Writers: John Huston (Screenplay), Dashiell Hammett (Novels)
Stars: Humphrey Bogart, Mary Astor, Peter Lorre, Sydney Greenstreet, Gladys George, Barton MacLane, Ward Bond, Elisha Cook Jr.
Believe it or not, this is the first time I've ever seen the masterpiece that is The Maltese Falcon. I've seen a lot of classic films that are hyped up to be something better than they really are. This happens to be a film with a high reputation that is fully justified, and if anything, underrated. I'd give it a perfect 10/10. It has complex characters and simple characters, moments of sharp wit and dry humour, truly incredible cinematography, and a story that keeps you guessing and begging for more. I found myself utterly wrapped in the mystery of the missing maltese falcon statue. Truly, it was the whirlwind performances by Bogart, Astor, Lorre, and Greenstreet which made the movie as legendary as it is.
Let me just say, this is the first movie I've ever seen where I thought Humphrey Bogart looked truly sexy. It was all in the way he talked, the way he walked, the way his mind worked, and of course, those piercing eyes. He had his youth here too, and damn it made for a handsome combination.
|The most piercing eyes I've ever seen in a film.|
"Greenstreet would be the perfect Bond villain."
He was simply unforgettable. Along with Bogart and Lorre (who both star in Casablanca with him), these three just share such dynamic chemistry on screen. I could never imagine anyone playing this role better than he. He was both hilarious and intimidating, which made it all the more entertaining.

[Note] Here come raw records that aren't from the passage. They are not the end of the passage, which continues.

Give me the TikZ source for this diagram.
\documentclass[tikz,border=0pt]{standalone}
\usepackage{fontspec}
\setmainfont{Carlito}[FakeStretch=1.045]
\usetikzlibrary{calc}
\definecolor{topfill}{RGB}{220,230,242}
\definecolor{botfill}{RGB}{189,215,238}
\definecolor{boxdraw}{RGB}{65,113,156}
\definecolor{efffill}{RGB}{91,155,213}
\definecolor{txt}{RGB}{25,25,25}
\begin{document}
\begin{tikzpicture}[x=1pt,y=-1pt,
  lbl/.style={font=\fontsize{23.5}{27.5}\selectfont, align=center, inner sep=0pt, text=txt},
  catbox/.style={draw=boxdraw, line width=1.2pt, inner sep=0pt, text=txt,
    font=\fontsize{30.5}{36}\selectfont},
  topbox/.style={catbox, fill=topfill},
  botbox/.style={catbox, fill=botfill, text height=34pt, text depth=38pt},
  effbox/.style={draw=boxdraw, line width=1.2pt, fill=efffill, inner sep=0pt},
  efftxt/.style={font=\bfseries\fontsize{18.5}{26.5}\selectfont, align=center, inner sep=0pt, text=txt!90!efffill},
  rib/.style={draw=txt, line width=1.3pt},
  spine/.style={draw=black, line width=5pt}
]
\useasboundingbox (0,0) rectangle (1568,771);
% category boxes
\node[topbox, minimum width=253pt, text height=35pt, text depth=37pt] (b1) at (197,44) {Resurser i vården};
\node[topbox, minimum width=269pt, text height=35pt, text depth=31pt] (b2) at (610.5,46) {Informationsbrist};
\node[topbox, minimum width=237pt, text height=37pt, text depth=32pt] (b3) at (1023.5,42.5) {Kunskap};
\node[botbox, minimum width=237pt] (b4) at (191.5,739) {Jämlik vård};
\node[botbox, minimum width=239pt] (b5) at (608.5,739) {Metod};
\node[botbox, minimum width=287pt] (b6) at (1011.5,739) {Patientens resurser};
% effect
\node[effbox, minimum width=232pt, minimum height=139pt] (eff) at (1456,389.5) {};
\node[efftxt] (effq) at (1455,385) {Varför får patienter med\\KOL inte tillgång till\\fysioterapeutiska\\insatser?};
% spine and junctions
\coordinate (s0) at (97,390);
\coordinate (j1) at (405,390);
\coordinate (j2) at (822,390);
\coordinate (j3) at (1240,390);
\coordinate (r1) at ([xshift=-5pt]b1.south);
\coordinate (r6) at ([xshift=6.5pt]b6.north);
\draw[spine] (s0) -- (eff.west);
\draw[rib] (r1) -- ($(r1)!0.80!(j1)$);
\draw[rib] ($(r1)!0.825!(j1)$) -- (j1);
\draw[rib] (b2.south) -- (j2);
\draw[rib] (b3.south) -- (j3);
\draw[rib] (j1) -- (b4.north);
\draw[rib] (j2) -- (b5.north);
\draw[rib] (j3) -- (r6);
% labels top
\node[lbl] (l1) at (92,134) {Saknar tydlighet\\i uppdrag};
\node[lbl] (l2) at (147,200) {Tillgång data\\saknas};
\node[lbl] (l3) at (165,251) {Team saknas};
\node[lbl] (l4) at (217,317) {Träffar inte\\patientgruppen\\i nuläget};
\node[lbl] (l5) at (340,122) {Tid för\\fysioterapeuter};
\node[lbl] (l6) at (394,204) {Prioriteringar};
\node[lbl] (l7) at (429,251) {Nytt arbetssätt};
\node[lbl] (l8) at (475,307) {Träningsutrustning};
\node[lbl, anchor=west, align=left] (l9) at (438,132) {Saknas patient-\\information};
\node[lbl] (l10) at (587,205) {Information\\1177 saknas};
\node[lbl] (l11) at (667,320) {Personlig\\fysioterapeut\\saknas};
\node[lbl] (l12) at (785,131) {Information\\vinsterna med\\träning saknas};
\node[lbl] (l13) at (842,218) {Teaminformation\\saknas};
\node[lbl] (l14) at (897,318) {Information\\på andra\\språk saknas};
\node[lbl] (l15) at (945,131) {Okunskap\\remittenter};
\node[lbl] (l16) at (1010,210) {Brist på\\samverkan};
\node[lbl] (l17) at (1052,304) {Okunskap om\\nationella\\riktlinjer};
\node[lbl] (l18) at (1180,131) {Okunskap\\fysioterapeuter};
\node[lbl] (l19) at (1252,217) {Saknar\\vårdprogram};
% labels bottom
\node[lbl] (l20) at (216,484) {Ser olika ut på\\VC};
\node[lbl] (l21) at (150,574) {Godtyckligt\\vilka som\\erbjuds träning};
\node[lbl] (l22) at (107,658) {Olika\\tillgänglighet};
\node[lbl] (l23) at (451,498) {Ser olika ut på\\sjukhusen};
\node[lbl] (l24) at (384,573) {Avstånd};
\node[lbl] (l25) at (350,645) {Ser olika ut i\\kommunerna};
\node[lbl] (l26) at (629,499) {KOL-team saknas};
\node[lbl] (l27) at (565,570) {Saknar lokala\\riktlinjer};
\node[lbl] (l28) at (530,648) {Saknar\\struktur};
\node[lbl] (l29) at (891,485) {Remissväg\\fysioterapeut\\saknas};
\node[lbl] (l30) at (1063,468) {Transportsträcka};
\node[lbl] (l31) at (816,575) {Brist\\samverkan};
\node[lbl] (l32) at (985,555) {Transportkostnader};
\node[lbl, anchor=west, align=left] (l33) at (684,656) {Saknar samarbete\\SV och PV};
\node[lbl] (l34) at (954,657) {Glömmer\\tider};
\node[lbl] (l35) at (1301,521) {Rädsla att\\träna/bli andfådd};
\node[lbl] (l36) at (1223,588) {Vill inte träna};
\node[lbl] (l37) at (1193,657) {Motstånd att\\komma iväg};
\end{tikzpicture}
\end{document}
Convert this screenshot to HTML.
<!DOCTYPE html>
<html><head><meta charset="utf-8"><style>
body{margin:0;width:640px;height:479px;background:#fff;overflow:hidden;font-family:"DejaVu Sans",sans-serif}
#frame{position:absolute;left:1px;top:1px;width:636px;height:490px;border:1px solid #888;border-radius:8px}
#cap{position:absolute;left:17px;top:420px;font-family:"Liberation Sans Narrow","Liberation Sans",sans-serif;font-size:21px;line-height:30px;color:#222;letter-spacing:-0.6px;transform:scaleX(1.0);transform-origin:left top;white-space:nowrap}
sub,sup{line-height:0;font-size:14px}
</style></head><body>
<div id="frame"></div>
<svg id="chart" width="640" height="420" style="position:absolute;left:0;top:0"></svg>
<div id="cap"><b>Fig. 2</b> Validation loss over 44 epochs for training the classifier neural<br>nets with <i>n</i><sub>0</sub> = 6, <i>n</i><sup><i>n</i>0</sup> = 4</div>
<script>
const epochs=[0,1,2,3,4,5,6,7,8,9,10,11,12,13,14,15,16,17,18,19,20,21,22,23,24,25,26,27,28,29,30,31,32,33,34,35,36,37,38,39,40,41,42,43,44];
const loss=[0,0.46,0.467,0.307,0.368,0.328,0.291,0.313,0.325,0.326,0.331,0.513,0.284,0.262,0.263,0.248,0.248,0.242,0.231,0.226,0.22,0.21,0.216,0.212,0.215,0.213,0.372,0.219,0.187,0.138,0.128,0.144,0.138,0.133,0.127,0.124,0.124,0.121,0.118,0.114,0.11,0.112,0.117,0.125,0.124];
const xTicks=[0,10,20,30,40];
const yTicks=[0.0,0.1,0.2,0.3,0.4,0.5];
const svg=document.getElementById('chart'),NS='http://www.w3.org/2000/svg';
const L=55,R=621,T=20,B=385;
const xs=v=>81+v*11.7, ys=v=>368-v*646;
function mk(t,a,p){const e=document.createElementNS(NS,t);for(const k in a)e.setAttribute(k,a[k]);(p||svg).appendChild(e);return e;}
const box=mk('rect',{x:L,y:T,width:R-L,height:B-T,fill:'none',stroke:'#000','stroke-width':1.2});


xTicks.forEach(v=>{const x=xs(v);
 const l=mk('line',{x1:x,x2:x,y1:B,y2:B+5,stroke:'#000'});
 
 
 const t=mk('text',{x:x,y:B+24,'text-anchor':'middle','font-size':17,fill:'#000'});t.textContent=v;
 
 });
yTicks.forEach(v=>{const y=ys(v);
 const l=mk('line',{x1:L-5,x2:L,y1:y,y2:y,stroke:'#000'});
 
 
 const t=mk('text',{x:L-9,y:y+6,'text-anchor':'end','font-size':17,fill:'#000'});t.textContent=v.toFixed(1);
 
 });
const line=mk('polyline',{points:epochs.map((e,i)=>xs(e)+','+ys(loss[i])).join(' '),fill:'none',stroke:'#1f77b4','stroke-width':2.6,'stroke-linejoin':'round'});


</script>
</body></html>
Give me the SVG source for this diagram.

These four actors together on screen make for one of the best castings I've ever seen in a movie. The electricity between all four of them just crackles. Mary Astor deserved the Academy Award for Best Actress because of the complexity in her role, and the perfect way she carried it. She did win an Oscar that year for Supporting Actress in a film called The Great Lie. The mixture of sharp wit, intriguing mystery, masterful cinematography, and iconic performances make The Maltese Falcon a movie that will live on through all generations.